## start Data shown

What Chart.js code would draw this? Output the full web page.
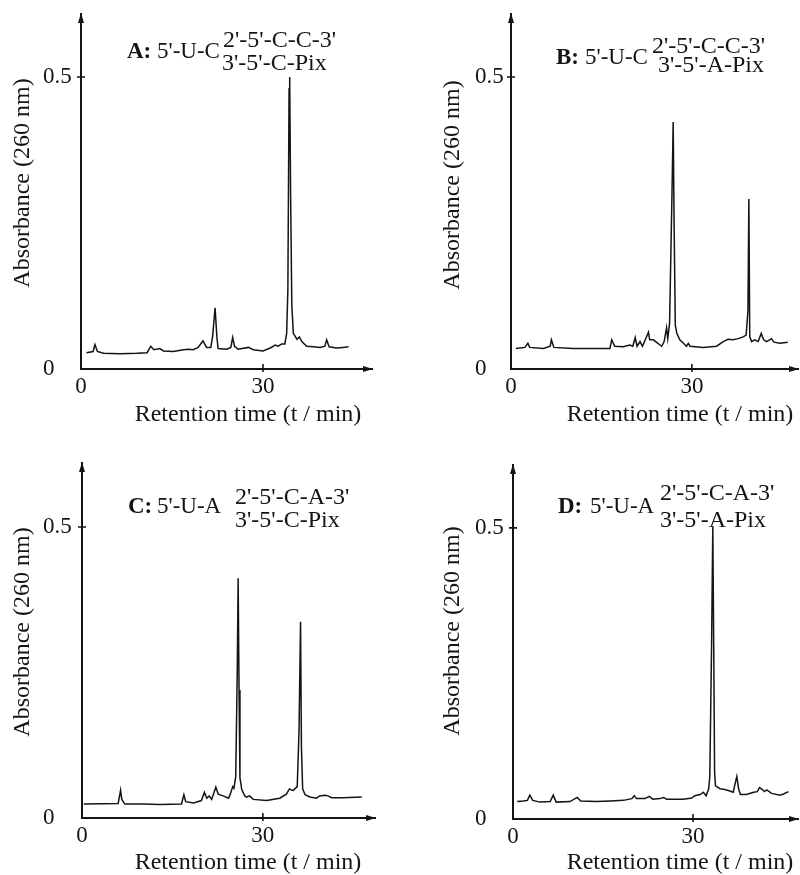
<!DOCTYPE html>
<html><head><meta charset="utf-8">
<script src="https://cdn.jsdelivr.net/npm/chart.js@4.4.1/dist/chart.umd.min.js"></script>
<style>
html,body{margin:0;padding:0;background:#fff;}
#wrap{position:relative;width:800px;height:875px;overflow:hidden;}
canvas{position:absolute;}
</style></head><body>
<div id="wrap">
<canvas id="cA" width="400" height="437" style="left:0;top:0"></canvas>
<canvas id="cB" width="400" height="437" style="left:400px;top:0"></canvas>
<canvas id="cC" width="400" height="438" style="left:0;top:437px"></canvas>
<canvas id="cD" width="400" height="438" style="left:400px;top:437px"></canvas>
</div>
<script>
// ---- data (retention time in min, absorbance at 260 nm) ----
const tA = [0.9,2.0,2.3,2.7,3.7,6.4,9.2,10.9,11.5,12.0,13.0,13.6,15.2,16.9,17.7,18.5,19.3,20.1,20.7,21.4,21.7,22.1,22.4,22.6,24.0,24.7,25.0,25.3,25.9,27.6,28.4,30.0,31.2,32.0,32.5,33.1,33.6,33.9,34.1,34.3,34.4,34.55,34.75,35.0,35.6,36.0,36.4,37.2,38.3,39.4,40.2,40.5,40.9,42.1,43.2,44.1];
const aA = [0.028,0.030,0.042,0.030,0.027,0.026,0.027,0.028,0.039,0.033,0.035,0.031,0.030,0.033,0.034,0.033,0.037,0.048,0.037,0.037,0.056,0.105,0.055,0.035,0.034,0.037,0.054,0.039,0.034,0.037,0.033,0.031,0.036,0.041,0.039,0.043,0.043,0.061,0.135,0.480,0.500,0.300,0.110,0.061,0.051,0.055,0.047,0.039,0.038,0.037,0.039,0.050,0.038,0.036,0.037,0.038];

const tB = [0.8,2.3,2.8,3.1,5.4,6.5,6.7,7.1,10.3,13.1,16.4,16.7,17.2,18.6,19.7,20.2,20.6,20.9,21.4,21.8,22.8,23.0,23.6,24.1,25.0,25.4,25.8,26.0,26.3,26.7,26.9,27.05,27.25,27.5,28.0,28.6,29.1,29.4,29.7,31.9,34.1,35.2,36.0,36.8,37.7,38.5,39.0,39.3,39.45,39.6,39.9,40.4,41.0,41.5,41.9,42.4,43.2,43.6,44.6,45.9];
const aB = [0.035,0.037,0.044,0.037,0.035,0.039,0.050,0.037,0.035,0.035,0.035,0.050,0.039,0.038,0.041,0.039,0.054,0.039,0.047,0.039,0.063,0.050,0.050,0.046,0.039,0.047,0.071,0.052,0.078,0.300,0.423,0.250,0.075,0.061,0.050,0.044,0.039,0.044,0.039,0.037,0.039,0.047,0.051,0.050,0.052,0.055,0.058,0.100,0.291,0.055,0.047,0.050,0.047,0.061,0.050,0.047,0.052,0.046,0.044,0.046];

const tC = [0.3,6.0,6.4,6.6,7.1,10.2,12.9,16.5,16.9,17.2,18.5,19.8,20.3,20.7,21.1,21.5,22.2,22.6,23.4,24.3,24.6,25.0,25.2,25.5,25.75,25.9,26.05,26.2,26.5,27.0,27.3,27.8,28.4,30.6,32.8,33.9,34.4,35.0,35.7,36.0,36.25,36.4,36.6,37.0,37.8,38.9,39.4,40.3,40.8,41.4,43.3,46.4];
const aC = [0.024,0.025,0.048,0.032,0.024,0.024,0.023,0.024,0.040,0.028,0.026,0.030,0.044,0.034,0.038,0.032,0.053,0.041,0.038,0.034,0.041,0.054,0.051,0.071,0.250,0.412,0.220,0.069,0.049,0.038,0.036,0.038,0.032,0.030,0.034,0.041,0.050,0.047,0.054,0.150,0.337,0.120,0.050,0.040,0.036,0.034,0.038,0.039,0.038,0.035,0.035,0.036];

const tD = [0.7,1.7,2.4,2.8,3.3,4.5,6.2,6.7,7.2,9.5,10.7,11.3,13.9,16.2,18.4,19.8,20.2,20.6,22.0,22.7,23.3,24.5,25.1,25.6,28.4,29.8,30.3,31.2,31.7,32.2,32.4,32.6,32.8,33.1,33.3,33.45,33.6,33.75,34.5,35.1,35.9,36.7,37.0,37.3,37.6,37.9,38.9,40.1,40.7,41.1,41.5,41.9,42.3,43.1,44.5,45.1,45.9];
const aD = [0.030,0.031,0.032,0.041,0.032,0.029,0.030,0.041,0.029,0.030,0.037,0.031,0.030,0.031,0.032,0.035,0.040,0.035,0.035,0.039,0.034,0.035,0.037,0.034,0.034,0.036,0.040,0.042,0.046,0.040,0.046,0.051,0.073,0.300,0.502,0.300,0.080,0.057,0.052,0.051,0.049,0.046,0.060,0.073,0.052,0.042,0.042,0.046,0.047,0.054,0.051,0.047,0.050,0.044,0.041,0.043,0.047];

const xTickValues = [0, 30];
const yTickValues = [0, 0.5];
const yTickLabels = ['0', '0.5'];
const xTitleText = 'Retention time (t / min)';
const yTitleText = 'Absorbance (260 nm)';

const panelLetters = ['A:', 'B:', 'C:', 'D:'];
const panelMain = ["5'-U-C", "5'-U-C", "5'-U-A", "5'-U-A"];
const panelUpper = ["2'-5'-C-C-3'", "2'-5'-C-C-3'", "2'-5'-C-A-3'", "2'-5'-C-A-3'"];
const panelLower = ["3'-5'-C-Pix", "3'-5'-A-Pix", "3'-5'-C-Pix", "3'-5'-A-Pix"];

// ---- layout (canvas-local pixels) ----
const layouts = [
  {id:'cA', t:tA, a:aA, padL:43, padT:14, padR:28, yw:38, xh:68, xmax:47.97, ymax:0.608,
   xT:[248,415], yT:[23,183], lx:127, mx:157, ux:223, wx:222, mb:58, ub:47, wb:70},
  {id:'cB', t:tB, a:aB, padL:75, padT:14, padR:2, yw:36, xh:68, xmax:47.6, ymax:0.608,
   xT:[280,415], yT:[53,185], lx:156, mx:185, ux:252, wx:258, mb:64, ub:53, wb:72},
  {id:'cC', t:tC, a:aC, padL:43, padT:26, padR:25, yw:39, xh:57, xmax:48.6, ymax:0.61,
   xT:[248,426], yT:[23,195], lx:128, mx:157, ux:235, wx:235, mb:76, ub:67, wb:90},
  {id:'cD', t:tD, a:aD, padL:75, padT:28, padR:2, yw:38, xh:56, xmax:47.5, ymax:0.608,
   xT:[280,426], yT:[53,194], lx:158, mx:190, ux:260, wx:260, mb:76, ub:63, wb:90}
];

const FONT = "'Liberation Serif', 'Times New Roman', serif";
const FS_TITLE = 24;
const FS_TICK = 23;
const FS_LAB = 23;
const FS_SUB = 24;
const INK = '#141414';

const deco = {
  id: 'deco',
  afterDraw(chart, args, o) {
    const {ctx, chartArea: ca, scales: {x, y}} = chart;
    ctx.save();
    ctx.strokeStyle = INK; ctx.fillStyle = INK; ctx.lineWidth = 1.6;
    // arrow heads
    ctx.beginPath();
    ctx.moveTo(ca.left, ca.top - 1); ctx.lineTo(ca.left - 3, ca.top + 9); ctx.lineTo(ca.left + 3, ca.top + 9);
    ctx.closePath(); ctx.fill();
    ctx.beginPath();
    ctx.moveTo(ca.right + 1, ca.bottom); ctx.lineTo(ca.right - 9, ca.bottom - 3); ctx.lineTo(ca.right - 9, ca.bottom + 3);
    ctx.closePath(); ctx.fill();
    // crossing tick marks
    ctx.beginPath();
    y.ticks.forEach(t => { if (t.value === 0) return; const p = y.getPixelForValue(t.value); ctx.moveTo(ca.left - 4, p); ctx.lineTo(ca.left + 4, p); });
    x.ticks.forEach(t => { if (t.value === 0) return; const p = x.getPixelForValue(t.value); ctx.moveTo(p, ca.bottom - 5); ctx.lineTo(p, ca.bottom + 3); });
    ctx.stroke();
    // axis titles
    ctx.font = FS_TITLE + 'px ' + FONT;
    ctx.textAlign = 'center'; ctx.textBaseline = 'middle';
    ctx.fillText(xTitleText, o.L.xT[0], o.L.xT[1]);
    ctx.save();
    ctx.translate(o.L.yT[0], o.L.yT[1]); ctx.rotate(-Math.PI / 2);
    ctx.fillText(yTitleText, 0, 0);
    ctx.restore();
    // panel label
    ctx.textAlign = 'left'; ctx.textBaseline = 'alphabetic';
    ctx.font = 'bold ' + FS_LAB + 'px ' + FONT;
    ctx.fillText(panelLetters[o.i], o.L.lx, o.L.mb);
    ctx.font = FS_LAB + 'px ' + FONT;
    ctx.fillText(panelMain[o.i], o.L.mx, o.L.mb);
    ctx.font = FS_SUB + 'px ' + FONT;
    ctx.fillText(panelUpper[o.i], o.L.ux, o.L.ub);
    ctx.fillText(panelLower[o.i], o.L.wx, o.L.wb);
    ctx.restore();
  }
};

layouts.forEach((L, i) => {
  const pts = L.t.map((t, k) => ({x: t, y: L.a[k]}));
  new Chart(document.getElementById(L.id), {
    type: 'line',
    data: {datasets: [{data: pts, borderColor: INK, borderWidth: 1.5, pointRadius: 0, tension: 0, fill: false}]},
    options: {
      responsive: false, animation: false, events: [],
      layout: {padding: {left: L.padL, top: L.padT, right: L.padR, bottom: 0}},
      plugins: {legend: {display: false}, tooltip: {enabled: false}, deco: {L: L, i: i}},
      scales: {
        x: {
          type: 'linear', min: 0, max: L.xmax,
          afterBuildTicks: s => { s.ticks = xTickValues.map(v => ({value: v})); },
          afterFit: s => { s.height = L.xh; s.paddingLeft = 0; s.paddingRight = 0; },
          grid: {display: false, drawTicks: false},
          border: {display: true, color: INK, width: 2},
          ticks: {color: INK, font: {family: FONT, size: FS_TICK}, padding: 4, maxRotation: 0,
                  callback: v => String(v)}
        },
        y: {
          type: 'linear', min: 0, max: L.ymax,
          afterBuildTicks: s => { s.ticks = yTickValues.map(v => ({value: v})); },
          afterFit: s => { s.width = L.yw; s.paddingTop = 0; s.paddingBottom = 0; },
          grid: {display: false, drawTicks: false},
          border: {display: true, color: INK, width: 2},
          ticks: {color: INK, font: {family: FONT, size: FS_TICK}, padding: 4, crossAlign: 'far',
                  callback: v => yTickLabels[yTickValues.indexOf(v)]}
        }
      }
    },
    plugins: [deco]
  });
});
</script>
</body></html>
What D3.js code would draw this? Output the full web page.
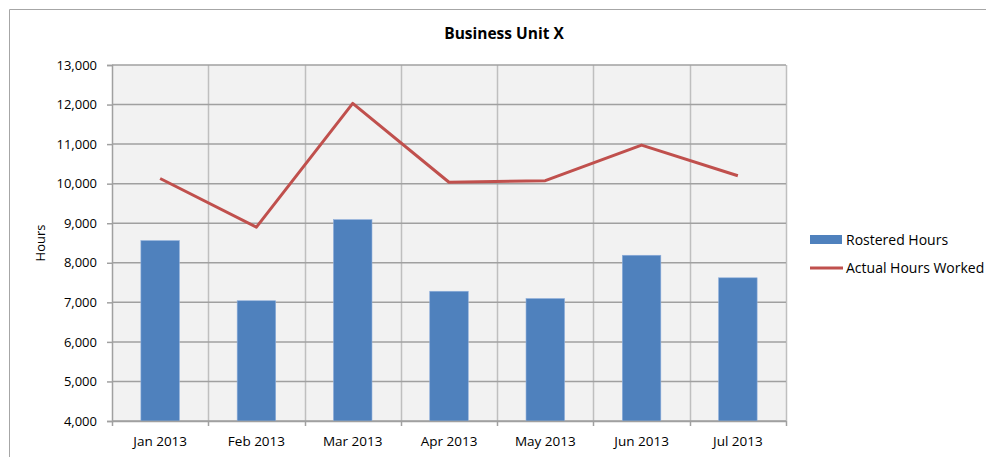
<!DOCTYPE html>
<html>
<head>
<meta charset="utf-8">
<script src="https://cdn.jsdelivr.net/npm/d3@7"></script>
<style>
  body { margin: 0; background: #fff; }
  svg text { font-family: "Open Sans", "Liberation Sans", sans-serif; fill: #000; }
</style>
</head>
<body>
<div id="chart"></div>
<script>
const months = ["Jan 2013", "Feb 2013", "Mar 2013", "Apr 2013", "May 2013", "Jun 2013", "Jul 2013"];
const rostered = [8560, 7040, 9090, 7280, 7095, 8190, 7620];
const actual = [10130, 8900, 12030, 10035, 10075, 10975, 10200];
const yTicks = [4000, 5000, 6000, 7000, 8000, 9000, 10000, 11000, 12000, 13000];

const W = 986, H = 457;
const plot = { left: 112, top: 65, right: 786, bottom: 421 };

const svg = d3.select("#chart")
  .append("svg")
  .attr("width", W)
  .attr("height", H);

// chart frame (only top/left edges visible in the crop)
svg.append("path")
  .attr("d", `M9.5,${H} V9.5 H${W}`)
  .attr("fill", "none")
  .attr("stroke", "#a6a6a6")
  .attr("stroke-width", 1);

const x = d3.scaleBand()
  .domain(months)
  .range([plot.left, plot.right]);

const y = d3.scaleLinear()
  .domain([4000, 13000])
  .range([plot.bottom, plot.top]);

// plot background
svg.append("rect")
  .attr("x", plot.left)
  .attr("y", plot.top)
  .attr("width", plot.right - plot.left)
  .attr("height", plot.bottom - plot.top)
  .attr("fill", "#f2f2f2");

// vertical gridlines at category boundaries
const bounds = months.map(m => x(m)).concat([plot.right]);
svg.append("g")
  .selectAll("line")
  .data(bounds.slice(1))
  .enter()
  .append("line")
  .attr("x1", d => Math.round(d) + 0.5)
  .attr("x2", d => Math.round(d) + 0.5)
  .attr("y1", plot.top)
  .attr("y2", plot.bottom)
  .attr("stroke", "#bfbfbf")
  .attr("stroke-width", 1.5);

// horizontal gridlines
svg.append("g")
  .selectAll("line")
  .data(yTicks)
  .enter()
  .append("line")
  .attr("x1", plot.left)
  .attr("x2", plot.right)
  .attr("y1", d => y(d))
  .attr("y2", d => y(d))
  .attr("stroke", "#a0a0a0")
  .attr("stroke-width", 1.5);

// bars
const barW = x.bandwidth() * 0.4;
svg.append("g")
  .selectAll("rect")
  .data(rostered)
  .enter()
  .append("rect")
  .attr("x", (d, i) => x(months[i]) + (x.bandwidth() - barW) / 2)
  .attr("y", d => y(d))
  .attr("width", barW)
  .attr("height", d => y(4000) - y(d))
  .attr("fill", "#4f81bd")
  .attr("stroke", "#8eaedb")
  .attr("stroke-width", 0.6);

// y axis
const yAxis = svg.append("g")
  .attr("transform", `translate(${plot.left},0)`)
  .call(d3.axisLeft(y).tickValues(yTicks).tickFormat(d3.format(",")).tickSize(5).tickPadding(10));
yAxis.select(".domain").attr("stroke", "#a0a0a0").attr("stroke-width", 1.5);
yAxis.selectAll(".tick line").attr("stroke", "#a0a0a0").attr("stroke-width", 1.5);
yAxis.selectAll("text").style("font-size", "13px").attr("fill", "#000");

// x axis
const xAxis = svg.append("g")
  .attr("transform", `translate(0,${plot.bottom})`)
  .call(d3.axisBottom(x).tickSize(0).tickPadding(15));
xAxis.select(".domain").attr("stroke", "#a0a0a0").attr("stroke-width", 1.5);
xAxis.selectAll("text").style("font-size", "13.5px").attr("fill", "#000");
svg.append("g")
  .selectAll("line")
  .data(bounds)
  .enter()
  .append("line")
  .attr("x1", d => Math.round(d) + 0.5)
  .attr("x2", d => Math.round(d) + 0.5)
  .attr("y1", plot.bottom)
  .attr("y2", plot.bottom + 5)
  .attr("stroke", "#a0a0a0")
  .attr("stroke-width", 1.5);

// actual hours line
const line = d3.line()
  .x((d, i) => x(months[i]) + x.bandwidth() / 2)
  .y(d => y(d));

svg.append("path")
  .datum(actual)
  .attr("d", line)
  .attr("fill", "none")
  .attr("stroke", "#c0504d")
  .attr("stroke-width", 3)
  .attr("stroke-linejoin", "round");

// title
svg.append("text")
  .attr("x", 504)
  .attr("y", 39)
  .attr("text-anchor", "middle")
  .style("font-size", "15.5px")
  .style("font-weight", "bold")
  .text("Business Unit X");

// y label
svg.append("text")
  .attr("transform", `translate(45,${(plot.top + plot.bottom) / 2}) rotate(-90)`)
  .attr("text-anchor", "middle")
  .style("font-size", "13px")
  .text("Hours");

// legend
const legend = svg.append("g");
legend.append("rect")
  .attr("x", 810)
  .attr("y", 235)
  .attr("width", 32)
  .attr("height", 9)
  .attr("fill", "#4f81bd");
legend.append("text")
  .attr("x", 846)
  .attr("y", 245)
  .style("font-size", "14px")
  .text("Rostered Hours");
legend.append("line")
  .attr("x1", 810)
  .attr("x2", 843)
  .attr("y1", 268)
  .attr("y2", 268)
  .attr("stroke", "#c0504d")
  .attr("stroke-width", 3);
legend.append("text")
  .attr("x", 846)
  .attr("y", 273)
  .style("font-size", "14px")
  .text("Actual Hours Worked");
</script>
</body>
</html>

## end Data shown

- _What is asked_:
In the records above, collect each line with "full".

- _Correct result_:
What Chart.js code would draw this? Output the full web page.
What D3.js code would draw this? Output the full web page.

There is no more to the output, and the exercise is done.